As the renaissance of cities and urban areas in North America continues, more and more neighborhoods are struggling with the challenges of change. Although the market's rediscovery of inner-city, walkable, mixed-use communities is an excellent thing in many ways, the word "gentrification" inevitably comes up in almost every discussion. But one person's gentrification is another person's revitalization, so the debate is always complex and heated.
Can you have revitalization, reinvestment, renewal without some level of gentrification? Probably not, as any perceived improvement in the eyes of the marketplace changes the economics. I do though, continue to believe that in planning for community change, there are reasonable levels of gentrification, that gentrification can be strategically managed, and that we can have "revitalization without displacement." In fact, this phrase has been the vision for Vancouver's Downtown Eastside (DTES) for years.
Gentrification that involves sweeping away the past, and the people, is by comparison easy - you often just have to let it happen. On the other hand, revitalization without displacement, protecting the low-income community as well as the built heritage in the context of change toward a more diverse community - that's much harder, and takes much longer. In every community where it's tried, and certainly here in Vancouver's DTES, it creates incredible tensions and struggles, and rightly so - vulnerable people's homes and lives are often at risk.

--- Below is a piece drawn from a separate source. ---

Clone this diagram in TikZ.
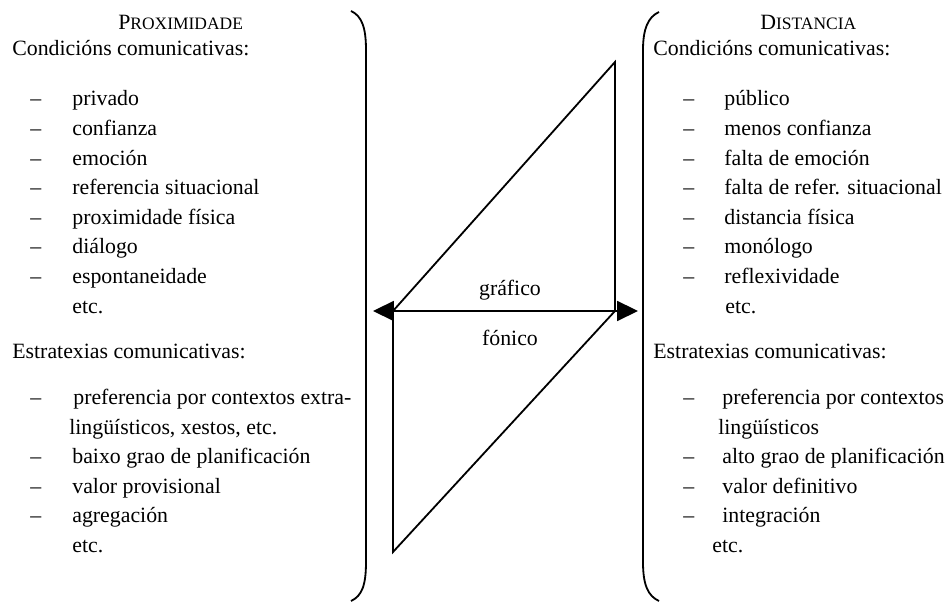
\documentclass[tikz,border=0pt]{standalone}
\usepackage{fontspec}
\setmainfont{Liberation Serif}
\usetikzlibrary{arrows.meta}
\begin{document}
\begin{tikzpicture}[x=0.55pt,y=-0.55pt,
    txt/.style={anchor=base west,inner sep=0pt,font=\fontsize{12pt}{14pt}\selectfont},
    ln/.style={line width=1pt},
    head/.style={{Triangle[length=11.5pt,width=11pt]}-{Triangle[length=11.5pt,width=11pt]}}]
    \useasboundingbox (0,0) rectangle (947,602);

    % left column
    \node[txt] (ptitle) at (118,30) {P{\fontsize{9.6pt}{10pt}\selectfont ROXIMIDADE}};
    \node[txt] (pcond) at (12,56) {Condicións comunicativas:};
    \node[txt] (pd1) at (30,106) {–};    \node[txt] (p1) at (72,106) {privado};
    \node[txt] (pd2) at (30,135.6) {–};  \node[txt] (p2) at (72,135.6) {confianza};
    \node[txt] (pd3) at (30,165.2) {–};  \node[txt] (p3) at (72,165.2) {emoción};
    \node[txt] (pd4) at (30,194.8) {–};  \node[txt] (p4) at (72,194.8) {referencia situacional};
    \node[txt] (pd5) at (30,224.4) {–};  \node[txt] (p5) at (72,224.4) {proximidade física};
    \node[txt] (pd6) at (30,254) {–};    \node[txt] (p6) at (72,254) {diálogo};
    \node[txt] (pd7) at (30,283.6) {–};  \node[txt] (p7) at (72,283.6) {espontaneidade};
    \node[txt] (petc1) at (72,313.2) {etc.};
    \node[txt] (pestr) at (12,359) {Estratexias comunicativas:};
    \node[txt] (pd8) at (30,405) {–};    \node[txt] (p8) at (73,405) {preferencia por contextos extra-};
    \node[txt] (p8b) at (69,434.5) {lingüísticos, xestos, etc.};
    \node[txt] (pd9) at (30,464) {–};    \node[txt] (p9) at (72,464) {baixo grao de planificación};
    \node[txt] (pd10) at (30,493.5) {–}; \node[txt] (p10) at (72,493.5) {valor provisional};
    \node[txt] (pd11) at (30,523) {–};   \node[txt] (p11) at (72,523) {agregación};
    \node[txt] (petc2) at (72,552.5) {etc.};

    % right column
    \node[txt] (dtitle) at (760,30) {D{\fontsize{9.6pt}{10pt}\selectfont ISTANCIA}};
    \node[txt] (dcond) at (653,56) {Condicións comunicativas:};
    \node[txt] (dd1) at (683,106) {–};    \node[txt] (d1) at (724,106) {público};
    \node[txt] (dd2) at (683,135.6) {–};  \node[txt] (d2) at (724,135.6) {menos confianza};
    \node[txt] (dd3) at (683,165.2) {–};  \node[txt] (d3) at (724,165.2) {falta de emoción};
    \node[txt] (dd4) at (683,194.8) {–};  \node[txt] (d4) at (724,194.8) {falta de refer. situacional};
    \node[txt] (dd5) at (683,224.4) {–};  \node[txt] (d5) at (724,224.4) {distancia física};
    \node[txt] (dd6) at (683,254) {–};    \node[txt] (d6) at (724,254) {monólogo};
    \node[txt] (dd7) at (683,283.6) {–};  \node[txt] (d7) at (724,283.6) {reflexividade};
    \node[txt] (detc1) at (725,313.2) {etc.};
    \node[txt] (destr) at (653,359) {Estratexias comunicativas:};
    \node[txt] (dd8) at (683,405) {–};    \node[txt] (d8) at (722,405) {preferencia por contextos};
    \node[txt] (d8b) at (718,434.5) {lingüísticos};
    \node[txt] (dd9) at (683,464) {–};    \node[txt] (d9) at (722,464) {alto grao de planificación};
    \node[txt] (dd10) at (683,493.5) {–}; \node[txt] (d10) at (722,493.5) {valor definitivo};
    \node[txt] (dd11) at (683,523) {–};   \node[txt] (d11) at (722,523) {integración};
    \node[txt] (detc2) at (712,552.5) {etc.};

    % brackets
    \draw[ln] (351,11) .. controls (362,16) and (366,28) .. (366,50) -- (366,562)
        .. controls (366,585) and (362,596) .. (351,601);
    \draw[ln] (659,12) .. controls (648,17) and (643,29) .. (643,50) -- (643,562)
        .. controls (643,585) and (648,596) .. (659,601);

    % triangles and arrow
    \coordinate (gtop) at (615,62);
    \coordinate (gR) at (615,311);
    \coordinate (gL) at (393,311);
    \coordinate (fbot) at (393,552);
    \coordinate (tipL) at (373,311);
    \coordinate (tipR) at (638,311);
    \draw[ln] (gL) -- (gtop) -- (gR);
    \draw[ln] (gR) -- (fbot) -- (gL);
    \draw[ln,head] (tipL) -- (tipR);
    \node[txt,anchor=base] (graf) at (510,296) {gráfico};
    \node[txt,anchor=base] (fon) at (510,346) {fónico};
\end{tikzpicture}
\end{document}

It is, however, the right vision. Careful, considered moves to add new and diverse people, reuse and restore vacant buildings, add new stores and services, all while maintaining and hopefully even strengthening the supports and services for the existing and vital low-income community - that's a hard but responsible path for success.
It's hard to have a conversation about this though, with all the baggage around the word gentrification. As long as many argue that any level of gentrification is to be absolutely avoided, positive and responsible change remains virtually impossible.
Recently urbanist Richard Florida joined others in suggesting we need a new word to replace gentrification, asking "if all economic development and neighbourhood revitalization is gentrification, how do we grow and improve our urban areas?"
Good question, and as for a new term, I've begun to use "shared neighbourhoods."
Just as the "shared streets" movement has revolutionized (or just reintroduced) thinking around how walking, biking, transit and cars can all be accommodated within street design, a "shared neighborhoods" approach would emphasize adding more diverse population and uses into neighborhoods without displacement of those most vulnerable. This isn't replacement, - it's renewal where the whole new neighborhood is welcomed and accommodated.
Some will argue that "shared neighborhoods" is just spin for gentrification - and to be clear, I generally detest spin. I use this term because I think it suggests a different path, rather than a new "brand" for business-as-usual.
Others will argue, as with "revitalization without displacement," that the concept is an oxymoron - you can't have revitalization or share a neighborhood without displacing people.
I disagree. It will likely involve new tools and approaches, and a clear vision with the "will & skill" to achieve that vision. But it is possible. Sometimes the hardest tasks, are the most meaningful and worthwhile.